After the press conference Borremans, in the company of Jeffrey Grove, the curator of the exhibition, led members of the press around the exhibit, all the while conversing about the works on display.
Encompassing 100 paintings, drawings and films, the exhibit, entitled “As Sweet As It Gets,” provides an overview of the artist’s work over the last fourteen years.
The title is somewhat ironic as Boremanns’s works are anything but sweet. Unsettling, mysterious, strange, these are just some of the adjectives that have been used to describe his portfolio. The sense of mystery and intrigue created by the paintings is all grist to the Borremans mill. He likes to puzzle an audience, although it would be too facile to think that posing riddles is the raison d’etre of his work.
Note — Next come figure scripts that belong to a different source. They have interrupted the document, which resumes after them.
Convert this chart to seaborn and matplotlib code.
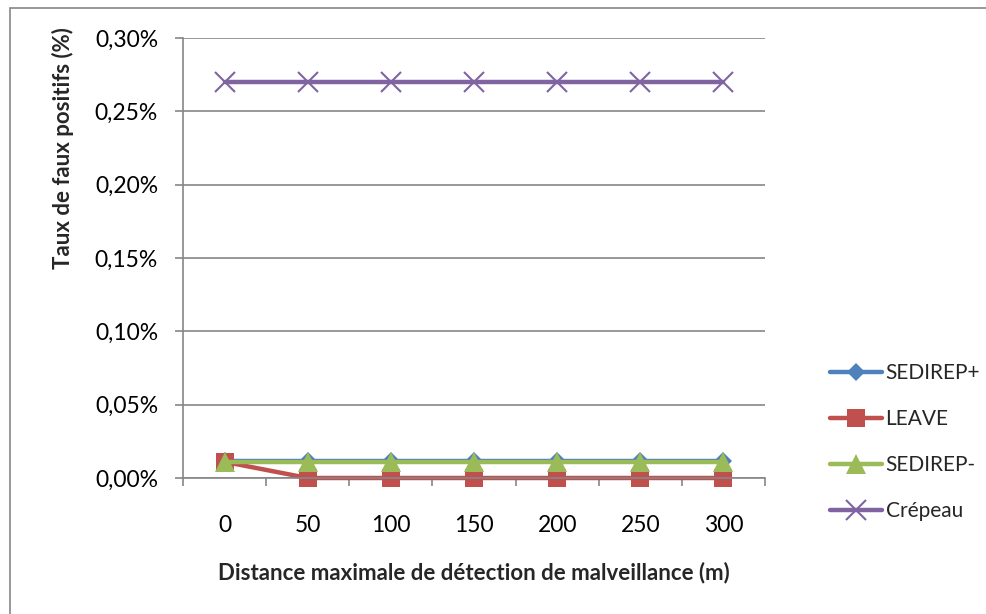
import matplotlib
matplotlib.use("Agg")
import matplotlib.pyplot as plt
import seaborn as sns
import pandas as pd
from matplotlib.patches import Rectangle
from matplotlib.ticker import FuncFormatter, FixedLocator

distances = ["0", "50", "100", "150", "200", "250", "300"]
sedirep_plus = [0.0117, 0.0117, 0.0117, 0.0117, 0.0117, 0.0117, 0.0117]
leave = [0.011, 0.0, 0.0, 0.0, 0.0, 0.0, 0.0]
sedirep_minus = [0.011, 0.011, 0.011, 0.011, 0.011, 0.011, 0.011]
crepeau = [0.27, 0.27, 0.27, 0.27, 0.27, 0.27, 0.27]
y_ticks = [0.0, 0.05, 0.10, 0.15, 0.20, 0.25, 0.30]

series = [
    ("SEDIREP+", sedirep_plus, "#4F81BD", "D", 9),
    ("LEAVE", leave, "#C0504D", "s", 13),
    ("SEDIREP-", sedirep_minus, "#9BBB59", "^", 14),
    ("Crépeau", crepeau, "#8064A2", "x", 14),
]

sns.set_theme(style="white")
plt.rcParams["font.family"] = ["Lato", "DejaVu Sans"]

fig = plt.figure(figsize=(9.86, 6.14), dpi=100)
fig.patch.set_facecolor("white")
fig.patches.append(Rectangle((10 / 986, -0.1), 1.2, 1 - 8 / 614 + 0.1,
                             transform=fig.transFigure, fill=False,
                             edgecolor="#868686", linewidth=1.2))

ax = fig.add_axes([183 / 986, 1 - 478 / 614, (765 - 183) / 986, (478 - 38) / 614])

for name, vals, color, marker, ms in series:
    df = pd.DataFrame({"x": range(len(distances)), "y": vals})
    sns.lineplot(data=df, x="x", y="y", ax=ax, color=color, marker=marker,
                 markersize=ms, linewidth=3.2, label=name,
                 markeredgecolor=color, markeredgewidth=1.5 if marker == "x" else 0,
                 solid_capstyle="round", clip_on=False)

ax.set_xlim(-0.5, len(distances) - 0.5)
ax.set_ylim(0, 0.30)
ax.set_xticks(range(len(distances)))
ax.set_xticklabels(distances)
ax.xaxis.set_minor_locator(FixedLocator([i - 0.5 for i in range(len(distances) + 1)]))
ax.set_yticks(y_ticks)
ax.yaxis.set_major_formatter(FuncFormatter(lambda v, p: f"{v:.2f}%".replace(".", ",")))

ax.tick_params(axis="x", which="major", length=0, pad=27, labelsize=16.5, colors="black")
ax.tick_params(axis="x", which="minor", length=6, width=1.2, color="#868686", bottom=True)
ax.tick_params(axis="y", length=6, width=1.2, color="#868686", pad=12, labelsize=16.5,
               colors="black", left=True)

ax.grid(axis="y", color="#868686", linewidth=1.2)
ax.grid(axis="x", visible=False)
for side in ["top", "right"]:
    ax.spines[side].set_visible(False)
for side in ["left", "bottom"]:
    ax.spines[side].set_color("#868686")
    ax.spines[side].set_linewidth(1.2)

ax.set_xlabel("Distance maximale de détection de malveillance (m)", fontsize=16,
              fontweight="bold", labelpad=18)
ax.set_ylabel("Taux de faux positifs (%)", fontsize=16, fontweight="bold",
              va="center", ha="center")
ax.yaxis.set_label_coords(63 / 986, 1 - 148 / 614, transform=fig.transFigure)

handles, labels = ax.get_legend_handles_labels()
ax.legend(handles, labels, loc="center left", bbox_to_anchor=(822 / 986, 1 - 442 / 614),
          bbox_transform=fig.transFigure, frameon=False, fontsize=15,
          handlelength=2.5, handletextpad=0.15, labelspacing=1.25, borderaxespad=0)

fig.savefig("out.png", dpi=100, facecolor="white")
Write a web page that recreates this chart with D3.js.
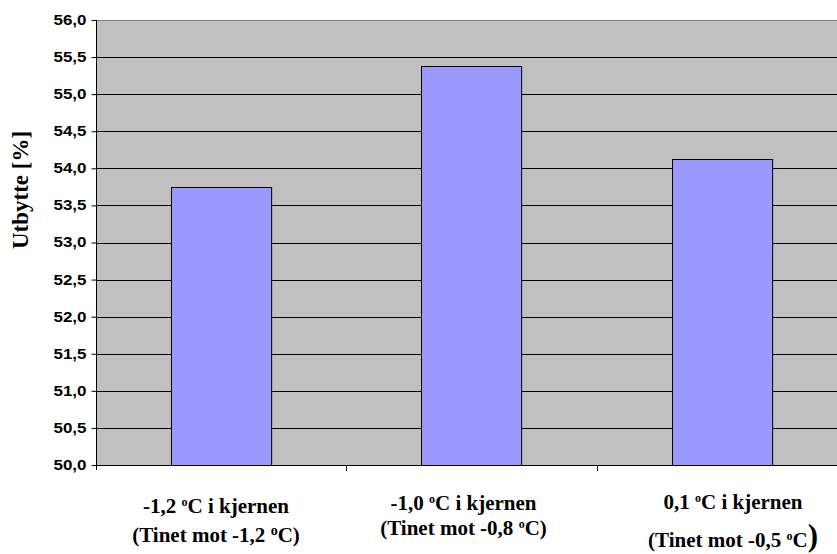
<!DOCTYPE html>
<html><head><meta charset="utf-8">
<script src="https://cdn.jsdelivr.net/npm/d3@7"></script>
<style>body{margin:0;background:#fff}svg{display:block}</style>
</head><body>
<svg id="c" width="837" height="554"></svg>
<script>
const categories = ["cat1","cat2","cat3"];
const line1 = [["-1,2 ","o","C i kjernen"],["-1,0 ","o","C i kjernen"],["0,1 ","o","C i kjernen"]];
const line2 = [["(Tinet mot -1,2 ","o","C)"],["(Tinet mot -0,8 ","o","C)"],["(Tinet mot -0,5 ","o","C"]];
const values = [53.75, 55.38, 54.13];
const yTicks = [50.0,50.5,51.0,51.5,52.0,52.5,53.0,53.5,54.0,54.5,55.0,55.5,56.0];

const svg = d3.select("#c");
const L = 96, R = 847, T = 20, B = 465;
const x = d3.scaleBand().domain(categories).range([L, R]).paddingInner(0.6).paddingOuter(0.3);
const xOuter = d3.scaleBand().domain(categories).range([L, R]);
const y = d3.scaleLinear().domain([50, 56]).range([B, T]);

svg.append("rect").attr("x", L).attr("y", T).attr("width", R - L).attr("height", B - T).attr("fill", "#C0C0C0");
svg.append("line").attr("x1", L).attr("x2", R).attr("y1", T + 0.5).attr("y2", T + 0.5).attr("stroke", "#808080");

// gridlines
svg.append("g").selectAll("line").data(yTicks.filter(d => d > 50 && d < 56)).join("line")
  .attr("x1", L).attr("x2", R)
  .attr("y1", d => Math.round(y(d)) + 0.5).attr("y2", d => Math.round(y(d)) + 0.5)
  .attr("stroke", "#000").attr("stroke-width", 1);

// bars
svg.append("g").selectAll("rect").data(values).join("rect")
  .attr("x", (d, i) => Math.round(x(categories[i])) + 0.5)
  .attr("y", d => Math.round(y(d)) + 0.5)
  .attr("width", x.bandwidth())
  .attr("height", d => B - Math.round(y(d)))
  .attr("fill", "#9999FF").attr("stroke", "#000").attr("stroke-width", 1);

// y axis
const yAxis = d3.axisLeft(y).tickValues(yTicks).tickSize(5).tickPadding(5)
  .tickFormat(d => d3.format(".1f")(d).replace(".", ","));
const gy = svg.append("g").attr("transform", `translate(${L + 0.5},0)`).call(yAxis);
gy.select(".domain").attr("d", `M0,${T}V${B + 5}`).attr("stroke", "#000");
gy.selectAll(".tick line").attr("stroke", "#000");
gy.selectAll(".tick text")
  .attr("font-family", "'Liberation Sans', Arial, sans-serif")
  .attr("font-weight", "bold").attr("font-size", 14).attr("fill", "#000")
  .attr("textLength", 33).attr("lengthAdjust", "spacingAndGlyphs");

// x axis
const bounds = [xOuter(categories[1]), xOuter(categories[2])];
svg.append("line").attr("x1", L).attr("x2", R).attr("y1", B + 0.5).attr("y2", B + 0.5).attr("stroke", "#000");
svg.append("g").selectAll("line").data(bounds).join("line")
  .attr("x1", d => Math.round(d) + 0.5).attr("x2", d => Math.round(d) + 0.5)
  .attr("y1", B).attr("y2", B + 6).attr("stroke", "#000");

// x labels
const serif = "'Liberation Serif', 'Times New Roman', serif";
const lab = svg.append("g").attr("font-family", serif).attr("font-weight", "bold").attr("fill", "#000").attr("text-anchor", "middle");
const cx = [216, 463.5, 733];
const b1 = [513, 510, 509];
const b2 = [542, 535, 547];
categories.forEach((c, i) => {
  const t1 = lab.append("text").attr("x", cx[i]).attr("y", b1[i]).attr("font-size", 21);
  t1.append("tspan").text(line1[i][0]);
  t1.append("tspan").attr("font-size", 12).attr("dy", -7).text(line1[i][1]);
  t1.append("tspan").attr("dy", 7).text(line1[i][2]);
  const t2 = lab.append("text").attr("x", cx[i]).attr("y", b2[i]).attr("font-size", 21);
  t2.append("tspan").text(line2[i][0]);
  t2.append("tspan").attr("font-size", i === 0 ? 14 : 12).attr("dy", -7).text(line2[i][1]);
  t2.append("tspan").attr("dy", 7).text(line2[i][2]);
  if (i === 2) t2.append("tspan").attr("font-size", 31).attr("dy", -1).text(")");
});

// y label
svg.append("text").attr("transform", "translate(28,190) rotate(-90)")
  .attr("text-anchor", "middle").attr("font-family", serif).attr("font-weight", "bold")
  .attr("font-size", 23).attr("fill", "#000").text("Utbytte [%]");
</script>
</body></html>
In an interview with The Jerusalem Post, the artist said, “I don’t intend to tell a story in a painting, although I use elements that could refer to a possible story. I play with how the audience might perceive a work. There are references or codes in the [visual] language, but because of the game I play the audience can never really define the image that I make.”
Welcome to Borremans’s world, a universe where, to avail a couplet from Bob Dylan’s surreal “Ballad of a Thin Man,” ”...something is happening here, but you don’t know what it is..” But, that’s okay.
Because very few do.
Borremans first trained as a draughtsman, and drawing is at the root of his painting practice. His technical ability has been much admired, yet he is humble enough to acknowledge that he is still learning.
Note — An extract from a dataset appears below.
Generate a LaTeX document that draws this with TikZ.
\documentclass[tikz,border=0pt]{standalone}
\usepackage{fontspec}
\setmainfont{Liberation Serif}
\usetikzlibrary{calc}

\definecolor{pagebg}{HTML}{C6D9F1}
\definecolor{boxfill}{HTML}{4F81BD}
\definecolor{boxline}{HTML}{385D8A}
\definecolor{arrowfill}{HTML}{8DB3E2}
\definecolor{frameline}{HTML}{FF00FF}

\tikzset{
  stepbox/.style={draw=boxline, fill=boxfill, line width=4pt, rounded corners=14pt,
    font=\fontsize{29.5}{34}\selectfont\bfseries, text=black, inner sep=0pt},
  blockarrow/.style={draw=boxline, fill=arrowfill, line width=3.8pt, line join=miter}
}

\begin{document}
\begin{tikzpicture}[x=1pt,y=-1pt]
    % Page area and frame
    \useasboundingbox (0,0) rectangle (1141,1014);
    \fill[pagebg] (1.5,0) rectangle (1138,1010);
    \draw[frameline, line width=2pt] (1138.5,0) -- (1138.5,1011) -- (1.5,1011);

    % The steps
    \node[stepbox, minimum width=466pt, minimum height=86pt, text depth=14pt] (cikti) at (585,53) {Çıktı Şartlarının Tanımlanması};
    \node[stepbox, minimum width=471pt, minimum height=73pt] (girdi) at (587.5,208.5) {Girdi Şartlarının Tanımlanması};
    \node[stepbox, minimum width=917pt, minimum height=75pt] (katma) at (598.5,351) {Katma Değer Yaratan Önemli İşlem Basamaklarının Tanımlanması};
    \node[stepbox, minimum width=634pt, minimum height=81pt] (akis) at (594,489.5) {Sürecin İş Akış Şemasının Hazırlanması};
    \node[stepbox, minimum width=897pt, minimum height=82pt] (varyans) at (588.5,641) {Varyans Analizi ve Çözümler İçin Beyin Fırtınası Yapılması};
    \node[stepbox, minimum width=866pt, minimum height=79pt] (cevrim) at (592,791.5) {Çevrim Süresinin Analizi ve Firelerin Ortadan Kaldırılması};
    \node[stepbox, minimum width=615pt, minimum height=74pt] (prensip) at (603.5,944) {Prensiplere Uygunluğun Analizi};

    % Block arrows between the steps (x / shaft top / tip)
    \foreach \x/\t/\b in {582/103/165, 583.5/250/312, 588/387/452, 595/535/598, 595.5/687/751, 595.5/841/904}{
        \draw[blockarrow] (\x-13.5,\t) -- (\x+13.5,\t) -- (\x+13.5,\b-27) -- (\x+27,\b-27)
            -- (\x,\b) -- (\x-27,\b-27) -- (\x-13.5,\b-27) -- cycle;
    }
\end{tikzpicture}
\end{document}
The drawings and paintings are displayed in different parts of the museum, although recurring figures and scenes can be seen in all three media that Borreman explores, a feature that has been commonplace throughout his career.
A young girl, in the form of a model or manikin, is seen in the film “Weight,” from 2005. Three years later the girl becomes the subject for a series of drawings and paintings titled “Automat.” Alternatively painted, drawn and filmed from behind and in profile, the girl is rendered from torso up, a half-figure, and appears like some immobile, haunted, not quite human creature.
In many of his works the main figure seems isolated, consciously set apart. Human figures can be seen at angles, their back to the viewer or their arms extended in some unknowable gesture, as in “The Wooden Skirt.” Rarely do the subject’s eyes meet those of the spectator. More commonly the gaze is averted, with characters looking sideways or downward, making them elusive and enigmatic.
A painting titled, “The Angel,” an impressive three meters in height, has a figure of undetermined gender painted in a light pink dress; the figure’s face is painted black. In “The Devil’s Dress,” painted in 2011, we see a semi-naked figure lying on the floor, their torso encased in a wooden or metal structure.
We have almost no idea what these characters are doing or thinking.
Are they participating in, or concentrated on some obscure task, or just lone figures in a kind of absurdist play? Why has Borremans painted his “angel’s” face black? Is the figure a character in a commedia dell’arte performance? Regardless of the origins and meaning of “The Angel,” the figure is both stately and beautiful.
Borremans’s sense of mystery is not only confined to the human figure.
A series of drawings and models titled “The House Of Opportunity,” apparently a comment on architecture, could just as easily be inspired by Franz Kafka’s novel The Castle.
In many of the drawings the main structure, the “house,” towers above the surrounding figures, an ominous- looking building that nobody enters and which offers no comfort.
Some of the scenarios appear to be staged, and there is a strong theatrical element to Borremans’s work. He regularly uses models and props for his paintings and films.
“To reenact or build an image I use props and an actor, from which I then try to make a composition.
I take a lot of photographs so I can see different angles and shades of light and color,” he said.
“The whole process is very experimental and sometimes I improvise, but usually I try to reach the image I have in my mind. Occasionally the image becomes more interesting than I intended, so I see the whole process as similar to a theater director who tries things out on stage,” he explained.
There is a sense of drama in Borremans’s works, yet it is understated.
The scenes and characters create a certain unease, but mainly because of their ambiguity. The uncertainty is further enhanced by the difficulty in placing scenarios in a specific place or time. Borremans’s color pallet is muted throughout, creating tableaux that could be placed in the early twentieth century, or further back in time.
For Borremans the subject is always an object. The staging of a work, the final image, serve to keep the viewer at a remove. Despite the theatrical element there are very few crowd scenes and little sense of movement. This is a stilled world, at times intriguing, but always concealed.